Nothing in these works is realistic. In this respect, they are rather reflections in the painting on reality and likewise the reality of the paintings. What is open to the viewer is the entry into a network of images and cross-references, where worldliness only arises in the suspension of immediacy.
The immediate presence of the individually identifiable figures in the painting creates a dialectical tension, for on the one hand it IS this figure, but on the other hand it is certainly NOT, for the figures have their bodily appearance in the picture, but refer primarily to themselves in the picture, not as a simple representation of something outside the painting. Immediate proximity and inaccessible distance cancel each other out, what remains is the undeniable reality of the image itself.
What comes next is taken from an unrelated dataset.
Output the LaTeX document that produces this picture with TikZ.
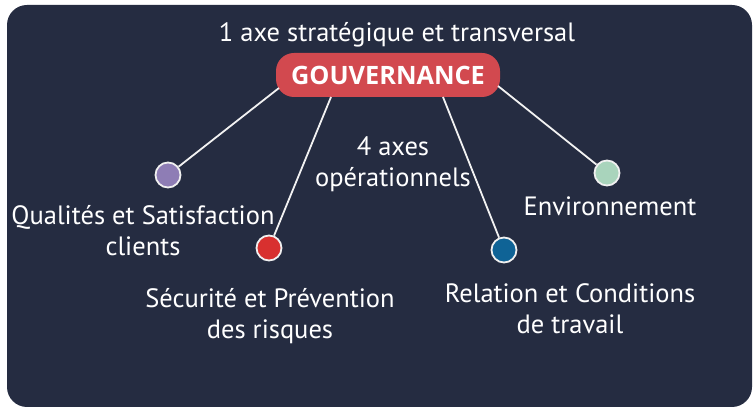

The series of the last few years focus increasingly on the tension between the individual and the environment, are political in that Schoemakers always gives priority to individual existence, to concrete physicality, over all ideological claims. All this is negotiated at a distance, in the imitation of a B-movie set, Böcklin’s Isle of the Dead, an exploding stick of dynamite, masks, theatre blood and make-up. Nothing is real and therefore everything is so close to life.